Opinión

Saber despedirse

Saber despedirse

Entrar en escena siempre es mejor. Nada como empezar: “The show has begun”. Lo difícil es concluir, dar por terminado un asunto. Un final infeliz puede, incluso, dañar lo ya logrado. Entradas y despedidas pueden ganar aplausos. Los primero de felicidad; los últimos, de satisfacción, siempre y cuando no traten de quedarse. De ahí que “Bien está lo que bien acaba”, nos cuenta Shakespeare.

Beltrán, joven conde del Rosellón, es llamado tras la muerte de su padre a la Corte del rey de Francia, y deja en el castillo heredado a su madre y a Elena. El rey de Francia (Carlos V, nombre que no se cita en el drama de Shakespeare) está enfermo de una fístula incurable.

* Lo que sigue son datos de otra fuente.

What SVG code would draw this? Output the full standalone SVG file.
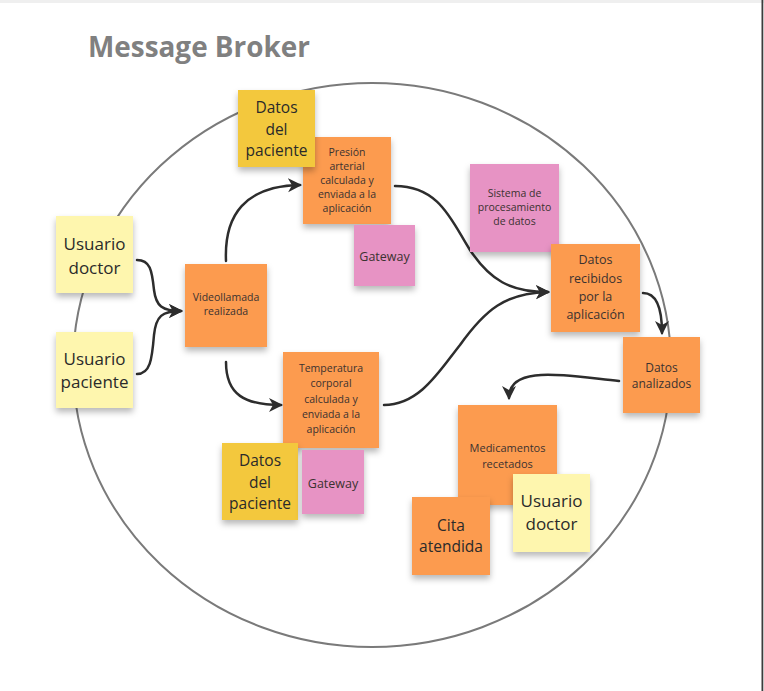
<svg xmlns="http://www.w3.org/2000/svg" width="764" height="691" viewBox="0 0 764 691">
<defs>
<filter id="sh" x="-20%" y="-20%" width="140%" height="150%">
<feDropShadow dx="0" dy="4" stdDeviation="3" flood-color="#000" flood-opacity="0.28"/>
</filter>
<marker id="ah" markerUnits="userSpaceOnUse" markerWidth="16" markerHeight="16" refX="12" refY="8" orient="auto">
<path d="M0,1 L14,8 L0,15 L4,8 Z" fill="#2d2d2d"/>
</marker>
</defs>
<style>
.orange{fill:#fc9b50;filter:url(#sh)}
.yellow{fill:#f3c83c;filter:url(#sh)}
.light{fill:#fef6ae;filter:url(#sh)}
.pink{fill:#e793c4;filter:url(#sh)}
text{font-family:"Open Sans","Liberation Sans",sans-serif;text-anchor:middle;dominant-baseline:central;fill:#2a2a2a}
.s{font-size:10.5px;fill:#3b3230}
.m{font-size:12.5px;fill:#3b3230}
.l{font-size:15.5px}
.xl{font-size:17px}
.conn path{fill:none;stroke:#2d2d2d;stroke-width:2.5;stroke-linecap:round}
</style>
<rect x="0" y="0" width="764" height="691" fill="#ffffff"/>
<rect x="0" y="0" width="764" height="3" fill="#efefef"/>
<rect x="761.5" y="0" width="1.8" height="691" fill="#3c3c3c"/>
<text x="88" y="46" style="font-size:28px;font-weight:bold;fill:#808080;text-anchor:start" textLength="222" lengthAdjust="spacingAndGlyphs">Message Broker</text>
<ellipse id="broker" cx="372" cy="365" rx="299" ry="282" fill="none" stroke="#7a7a7a" stroke-width="2"/>
<g id="connectors" class="conn">
<path d="M137,260 C150,260 152,270 154,290 C156,306 162,311 181,311" marker-end="url(#ah)"/>
<path d="M137,374 C150,374 152,360 154,335 C156,316 162,311 181,311" marker-end="url(#ah)"/>
<path d="M226,261 C224,215 245,186 300,185" marker-end="url(#ah)"/>
<path d="M226,362 C226,395 245,405 281,405" marker-end="url(#ah)"/>
<path d="M395,186 C440,186 452,222 470,250 C490,280 510,292 548,292" marker-end="url(#ah)"/>
<path d="M384,405 C420,405 440,370 460,345 C485,310 505,293 548,292" marker-end="url(#ah)"/>
<path d="M643,293 C655,293 662,305 662,333" marker-end="url(#ah)"/>
<path d="M619,381 C560,375 509,365 509,398" marker-end="url(#ah)"/>
</g>
<g id="usuario-doctor">
<rect class="light" x="56" y="216" width="77" height="77"/>
<text class="xl" x="94.5" y="243">Usuario</text>
<text class="xl" x="94.5" y="267">doctor</text>
</g>
<g id="usuario-paciente">
<rect class="light" x="56" y="332" width="77" height="76"/>
<text class="xl" x="94.5" y="358">Usuario</text>
<text class="xl" x="94.5" y="381">paciente</text>
</g>
<g id="videollamada">
<rect class="orange" x="185" y="264" width="82" height="83"/>
<text class="s" x="226" y="297">Videollamada</text>
<text class="s" x="226" y="311">realizada</text>
</g>
<g id="presion">
<rect class="orange" x="303" y="137" width="88" height="87"/>
<text class="s" x="347" y="152">Presión</text>
<text class="s" x="347" y="166">arterial</text>
<text class="s" x="347" y="180">calculada y</text>
<text class="s" x="347" y="194">enviada a la</text>
<text class="s" x="347" y="208">aplicación</text>
</g>
<g id="datos-paciente-1">
<rect class="yellow" x="238" y="90" width="77" height="77"/>
<text class="l" x="276.5" y="107">Datos</text>
<text class="l" x="276.5" y="129">del</text>
<text class="l" x="276.5" y="150">paciente</text>
</g>
<g id="gateway-1">
<rect class="pink" x="354" y="225" width="61" height="61"/>
<text class="m" x="384.5" y="256">Gateway</text>
</g>
<g id="temperatura">
<rect class="orange" x="283" y="352" width="96" height="96"/>
<text class="s" x="331" y="368">Temperatura</text>
<text class="s" x="331" y="383">corporal</text>
<text class="s" x="331" y="399">calculada y</text>
<text class="s" x="331" y="414">enviada a la</text>
<text class="s" x="331" y="429">aplicación</text>
</g>
<g id="datos-paciente-2">
<rect class="yellow" x="222" y="443" width="76" height="77"/>
<text class="l" x="260" y="460">Datos</text>
<text class="l" x="260" y="482">del</text>
<text class="l" x="260" y="503">paciente</text>
</g>
<g id="gateway-2">
<rect class="pink" x="302" y="450" width="62" height="64"/>
<text class="m" x="333" y="483">Gateway</text>
</g>
<g id="sistema">
<rect class="pink" x="470" y="164" width="89" height="88"/>
<text class="s" x="514.5" y="193">Sistema de</text>
<text class="s" x="514.5" y="207">procesamiento</text>
<text class="s" x="514.5" y="221">de datos</text>
</g>
<g id="datos-recibidos">
<rect class="orange" x="551" y="244" width="89" height="88"/>
<text class="m" x="595.5" y="259">Datos</text>
<text class="m" x="595.5" y="278">recibidos</text>
<text class="m" x="595.5" y="296">por la</text>
<text class="m" x="595.5" y="314">aplicación</text>
</g>
<g id="datos-analizados">
<rect class="orange" x="623" y="337" width="77" height="76"/>
<text class="m" x="661.5" y="367" style="font-size:12px">Datos</text>
<text class="m" x="661.5" y="383" style="font-size:12px">analizados</text>
</g>
<g id="medicamentos">
<rect class="orange" x="458" y="405" width="99" height="100"/>
<text class="s" x="507.5" y="447" style="font-size:11px">Medicamentos</text>
<text class="s" x="507.5" y="463" style="font-size:11px">recetados</text>
</g>
<g id="usuario-doctor-2">
<rect class="light" x="513" y="474" width="77" height="78"/>
<text class="xl" x="551.5" y="500">Usuario</text>
<text class="xl" x="551.5" y="523">doctor</text>
</g>
<g id="cita-atendida">
<rect class="orange" x="412" y="497" width="78" height="78"/>
<text class="l" x="451" y="525">Cita</text>
<text class="l" x="451" y="546">atendida</text>
</g>
</svg>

Elena, que está enamorada de Beltrán y le ama, concibe el atrevido plan de trasladarse a París e intentar la curación del rey por medio de una receta que le dejó su padre. La madre de Beltrán, que ha descubierto el amor de Elena por su hijo, secunda su proyecto.

La historia nos lleva a un final espléndido, deseado o no, frente al drama que resulta en una despedida inesperada, sorprendente. Forzar situaciones plantea la posibilidad de ridiculizar o arruinar una buena obra.

Cuando un político entra en escena, triunfante, gobierna como un jefe de Estado. Sabe que sus días de gloria están contados desde que alcanzó la corona. Aferrado a ella, comienza a transitar el sinuoso tramo representado en despedidas desastrosas.

“Bien está lo que bien acaba”

Tan pronto se aproximan sus últimos días, debe hacerse la idea de que su reinado ha terminado. Pero la nostalgia del poder suele traicionar a los que no están preparados para irse en paz, con Dios con los hombres. Así como las aperturas, grandes o discreta exigen la presencia del triunfador, las salidas salen mejor cuando el protagonista de la historia sale de escena, discreta y calladamente. Todo cuanto diga, a partir de entonces, puede ser utilizado en su contra.

La gracia de llegar dista mucho de la que te acompaña cuando te vas, y sales por la puerta grande. Nada más deprimente y patético que ver a un hombre insistir en retener y exhibir una gloria a punto de abandonarlo.

Lo más sensato, en tales condiciones, es que aguarde sus días finales con la altura de la dignidad que ostenta. Las pleitesías de los últimos días suelen ser lastimeras. Lástimas y aplausos no combinan. “Váyase en paz, mi compadre, váyase en paz”. Es mejor así. The game is over.